(PROBLEM) Produce an exact transcription of the listing below, omitting the pictures.

(DATA LINES)
====================
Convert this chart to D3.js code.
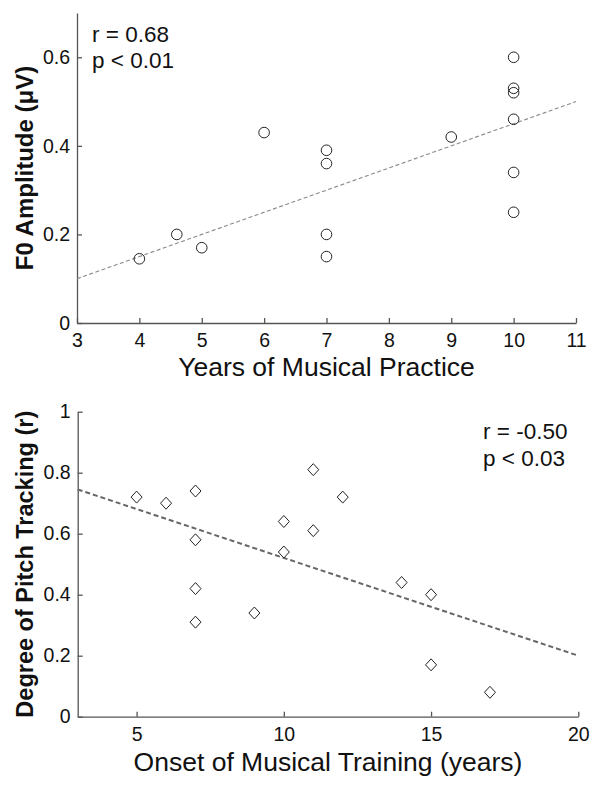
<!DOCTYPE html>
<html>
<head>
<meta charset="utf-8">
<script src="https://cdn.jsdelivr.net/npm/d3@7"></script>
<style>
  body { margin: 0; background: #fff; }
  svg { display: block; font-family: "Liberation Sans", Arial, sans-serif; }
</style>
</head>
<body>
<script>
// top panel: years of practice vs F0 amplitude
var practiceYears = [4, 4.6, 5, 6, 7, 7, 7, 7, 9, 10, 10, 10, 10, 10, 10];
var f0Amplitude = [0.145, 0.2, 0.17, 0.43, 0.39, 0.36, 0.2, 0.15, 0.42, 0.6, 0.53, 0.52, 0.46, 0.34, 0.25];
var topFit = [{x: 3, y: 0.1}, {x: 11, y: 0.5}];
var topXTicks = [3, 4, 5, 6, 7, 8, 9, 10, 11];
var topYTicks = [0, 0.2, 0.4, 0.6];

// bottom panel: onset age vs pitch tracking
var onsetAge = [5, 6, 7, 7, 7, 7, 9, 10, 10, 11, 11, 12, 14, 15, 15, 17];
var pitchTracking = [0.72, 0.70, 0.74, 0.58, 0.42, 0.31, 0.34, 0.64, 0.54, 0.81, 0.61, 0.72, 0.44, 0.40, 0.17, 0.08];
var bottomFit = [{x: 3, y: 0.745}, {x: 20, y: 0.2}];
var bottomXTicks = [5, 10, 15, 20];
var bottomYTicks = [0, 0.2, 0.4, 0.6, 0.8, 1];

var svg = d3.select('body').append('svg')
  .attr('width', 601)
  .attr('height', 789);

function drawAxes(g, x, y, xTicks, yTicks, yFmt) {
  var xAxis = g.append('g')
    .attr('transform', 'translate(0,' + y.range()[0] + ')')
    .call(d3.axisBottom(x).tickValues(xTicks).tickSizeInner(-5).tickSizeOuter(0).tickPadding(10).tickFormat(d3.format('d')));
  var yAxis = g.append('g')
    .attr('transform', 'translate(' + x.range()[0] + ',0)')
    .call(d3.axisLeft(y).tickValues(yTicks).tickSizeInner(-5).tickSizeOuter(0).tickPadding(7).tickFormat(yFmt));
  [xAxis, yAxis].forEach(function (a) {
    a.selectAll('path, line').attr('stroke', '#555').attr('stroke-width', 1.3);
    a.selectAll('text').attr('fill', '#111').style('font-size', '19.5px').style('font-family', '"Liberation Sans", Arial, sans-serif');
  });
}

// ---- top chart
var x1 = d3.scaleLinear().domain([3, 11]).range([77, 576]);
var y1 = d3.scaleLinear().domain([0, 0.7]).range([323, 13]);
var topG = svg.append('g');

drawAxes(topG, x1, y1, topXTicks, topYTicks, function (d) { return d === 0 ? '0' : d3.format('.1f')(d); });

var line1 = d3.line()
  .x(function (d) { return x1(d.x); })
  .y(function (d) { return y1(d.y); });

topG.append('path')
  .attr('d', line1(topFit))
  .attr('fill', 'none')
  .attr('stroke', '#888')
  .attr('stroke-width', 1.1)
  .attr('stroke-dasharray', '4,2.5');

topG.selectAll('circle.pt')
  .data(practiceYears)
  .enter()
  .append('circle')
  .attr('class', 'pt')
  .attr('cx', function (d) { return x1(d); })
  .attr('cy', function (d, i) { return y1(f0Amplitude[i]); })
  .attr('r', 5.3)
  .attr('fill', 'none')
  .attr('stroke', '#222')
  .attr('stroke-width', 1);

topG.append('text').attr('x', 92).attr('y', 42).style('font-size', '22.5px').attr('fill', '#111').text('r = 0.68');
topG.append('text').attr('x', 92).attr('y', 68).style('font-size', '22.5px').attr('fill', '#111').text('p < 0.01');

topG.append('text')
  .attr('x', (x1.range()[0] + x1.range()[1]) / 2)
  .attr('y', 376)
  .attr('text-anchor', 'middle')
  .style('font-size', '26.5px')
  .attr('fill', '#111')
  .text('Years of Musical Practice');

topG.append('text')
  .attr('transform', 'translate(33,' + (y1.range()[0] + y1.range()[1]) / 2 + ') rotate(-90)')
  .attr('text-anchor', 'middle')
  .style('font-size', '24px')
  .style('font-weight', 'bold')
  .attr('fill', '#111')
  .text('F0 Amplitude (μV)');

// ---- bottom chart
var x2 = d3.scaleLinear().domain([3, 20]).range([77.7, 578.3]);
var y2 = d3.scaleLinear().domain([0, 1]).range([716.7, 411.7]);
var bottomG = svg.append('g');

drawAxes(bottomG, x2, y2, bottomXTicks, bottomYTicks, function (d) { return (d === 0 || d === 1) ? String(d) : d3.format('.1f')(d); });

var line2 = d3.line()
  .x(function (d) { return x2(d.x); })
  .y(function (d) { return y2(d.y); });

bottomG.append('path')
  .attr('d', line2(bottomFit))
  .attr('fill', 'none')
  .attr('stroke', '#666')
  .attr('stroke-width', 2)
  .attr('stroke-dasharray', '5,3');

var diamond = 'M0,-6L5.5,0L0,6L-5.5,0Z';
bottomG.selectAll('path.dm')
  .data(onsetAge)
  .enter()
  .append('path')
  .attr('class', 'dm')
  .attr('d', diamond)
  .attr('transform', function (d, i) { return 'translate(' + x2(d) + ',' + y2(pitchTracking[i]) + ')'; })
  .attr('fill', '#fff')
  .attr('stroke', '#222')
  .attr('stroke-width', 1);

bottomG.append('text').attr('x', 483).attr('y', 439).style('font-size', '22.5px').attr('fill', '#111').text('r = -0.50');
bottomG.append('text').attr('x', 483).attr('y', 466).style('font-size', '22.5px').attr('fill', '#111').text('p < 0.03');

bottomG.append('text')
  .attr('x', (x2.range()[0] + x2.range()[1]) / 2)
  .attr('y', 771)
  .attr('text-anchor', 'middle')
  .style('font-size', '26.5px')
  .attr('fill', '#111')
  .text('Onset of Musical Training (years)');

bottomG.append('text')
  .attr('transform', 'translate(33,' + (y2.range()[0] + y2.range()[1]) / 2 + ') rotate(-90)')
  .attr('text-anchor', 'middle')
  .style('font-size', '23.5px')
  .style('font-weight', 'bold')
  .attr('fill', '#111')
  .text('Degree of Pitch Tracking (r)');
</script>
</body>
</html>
====================
(ANSWER TO THIS EXERCISE)
Convert this chart to D3.js code.
<!DOCTYPE html>
<html>
<head>
<meta charset="utf-8">
<script src="https://cdn.jsdelivr.net/npm/d3@7"></script>
<style>
  body { margin: 0; background: #fff; }
  svg { display: block; font-family: "Liberation Sans", Arial, sans-serif; }
</style>
</head>
<body>
<script>
// top panel: years of practice vs F0 amplitude
var practiceYears = [4, 4.6, 5, 6, 7, 7, 7, 7, 9, 10, 10, 10, 10, 10, 10];
var f0Amplitude = [0.145, 0.2, 0.17, 0.43, 0.39, 0.36, 0.2, 0.15, 0.42, 0.6, 0.53, 0.52, 0.46, 0.34, 0.25];
var topFit = [{x: 3, y: 0.1}, {x: 11, y: 0.5}];
var topXTicks = [3, 4, 5, 6, 7, 8, 9, 10, 11];
var topYTicks = [0, 0.2, 0.4, 0.6];

// bottom panel: onset age vs pitch tracking
var onsetAge = [5, 6, 7, 7, 7, 7, 9, 10, 10, 11, 11, 12, 14, 15, 15, 17];
var pitchTracking = [0.72, 0.70, 0.74, 0.58, 0.42, 0.31, 0.34, 0.64, 0.54, 0.81, 0.61, 0.72, 0.44, 0.40, 0.17, 0.08];
var bottomFit = [{x: 3, y: 0.745}, {x: 20, y: 0.2}];
var bottomXTicks = [5, 10, 15, 20];
var bottomYTicks = [0, 0.2, 0.4, 0.6, 0.8, 1];

var svg = d3.select('body').append('svg')
  .attr('width', 601)
  .attr('height', 789);

function drawAxes(g, x, y, xTicks, yTicks, yFmt) {
  var xAxis = g.append('g')
    .attr('transform', 'translate(0,' + y.range()[0] + ')')
    .call(d3.axisBottom(x).tickValues(xTicks).tickSizeInner(-5).tickSizeOuter(0).tickPadding(10).tickFormat(d3.format('d')));
  var yAxis = g.append('g')
    .attr('transform', 'translate(' + x.range()[0] + ',0)')
    .call(d3.axisLeft(y).tickValues(yTicks).tickSizeInner(-5).tickSizeOuter(0).tickPadding(7).tickFormat(yFmt));
  [xAxis, yAxis].forEach(function (a) {
    a.selectAll('path, line').attr('stroke', '#555').attr('stroke-width', 1.3);
    a.selectAll('text').attr('fill', '#111').style('font-size', '19.5px').style('font-family', '"Liberation Sans", Arial, sans-serif');
  });
}

// ---- top chart
var x1 = d3.scaleLinear().domain([3, 11]).range([77, 576]);
var y1 = d3.scaleLinear().domain([0, 0.7]).range([323, 13]);
var topG = svg.append('g');

drawAxes(topG, x1, y1, topXTicks, topYTicks, function (d) { return d === 0 ? '0' : d3.format('.1f')(d); });

var line1 = d3.line()
  .x(function (d) { return x1(d.x); })
  .y(function (d) { return y1(d.y); });

topG.append('path')
  .attr('d', line1(topFit))
  .attr('fill', 'none')
  .attr('stroke', '#888')
  .attr('stroke-width', 1.1)
  .attr('stroke-dasharray', '4,2.5');

topG.selectAll('circle.pt')
  .data(practiceYears)
  .enter()
  .append('circle')
  .attr('class', 'pt')
  .attr('cx', function (d) { return x1(d); })
  .attr('cy', function (d, i) { return y1(f0Amplitude[i]); })
  .attr('r', 5.3)
  .attr('fill', 'none')
  .attr('stroke', '#222')
  .attr('stroke-width', 1);

topG.append('text').attr('x', 92).attr('y', 42).style('font-size', '22.5px').attr('fill', '#111').text('r = 0.68');
topG.append('text').attr('x', 92).attr('y', 68).style('font-size', '22.5px').attr('fill', '#111').text('p < 0.01');

topG.append('text')
  .attr('x', (x1.range()[0] + x1.range()[1]) / 2)
  .attr('y', 376)
  .attr('text-anchor', 'middle')
  .style('font-size', '26.5px')
  .attr('fill', '#111')
  .text('Years of Musical Practice');

topG.append('text')
  .attr('transform', 'translate(33,' + (y1.range()[0] + y1.range()[1]) / 2 + ') rotate(-90)')
  .attr('text-anchor', 'middle')
  .style('font-size', '24px')
  .style('font-weight', 'bold')
  .attr('fill', '#111')
  .text('F0 Amplitude (μV)');

// ---- bottom chart
var x2 = d3.scaleLinear().domain([3, 20]).range([77.7, 578.3]);
var y2 = d3.scaleLinear().domain([0, 1]).range([716.7, 411.7]);
var bottomG = svg.append('g');

drawAxes(bottomG, x2, y2, bottomXTicks, bottomYTicks, function (d) { return (d === 0 || d === 1) ? String(d) : d3.format('.1f')(d); });

var line2 = d3.line()
  .x(function (d) { return x2(d.x); })
  .y(function (d) { return y2(d.y); });

bottomG.append('path')
  .attr('d', line2(bottomFit))
  .attr('fill', 'none')
  .attr('stroke', '#666')
  .attr('stroke-width', 2)
  .attr('stroke-dasharray', '5,3');

var diamond = 'M0,-6L5.5,0L0,6L-5.5,0Z';
bottomG.selectAll('path.dm')
  .data(onsetAge)
  .enter()
  .append('path')
  .attr('class', 'dm')
  .attr('d', diamond)
  .attr('transform', function (d, i) { return 'translate(' + x2(d) + ',' + y2(pitchTracking[i]) + ')'; })
  .attr('fill', '#fff')
  .attr('stroke', '#222')
  .attr('stroke-width', 1);

bottomG.append('text').attr('x', 483).attr('y', 439).style('font-size', '22.5px').attr('fill', '#111').text('r = -0.50');
bottomG.append('text').attr('x', 483).attr('y', 466).style('font-size', '22.5px').attr('fill', '#111').text('p < 0.03');

bottomG.append('text')
  .attr('x', (x2.range()[0] + x2.range()[1]) / 2)
  .attr('y', 771)
  .attr('text-anchor', 'middle')
  .style('font-size', '26.5px')
  .attr('fill', '#111')
  .text('Onset of Musical Training (years)');

bottomG.append('text')
  .attr('transform', 'translate(33,' + (y2.range()[0] + y2.range()[1]) / 2 + ') rotate(-90)')
  .attr('text-anchor', 'middle')
  .style('font-size', '23.5px')
  .style('font-weight', 'bold')
  .attr('fill', '#111')
  .text('Degree of Pitch Tracking (r)');
</script>
</body>
</html>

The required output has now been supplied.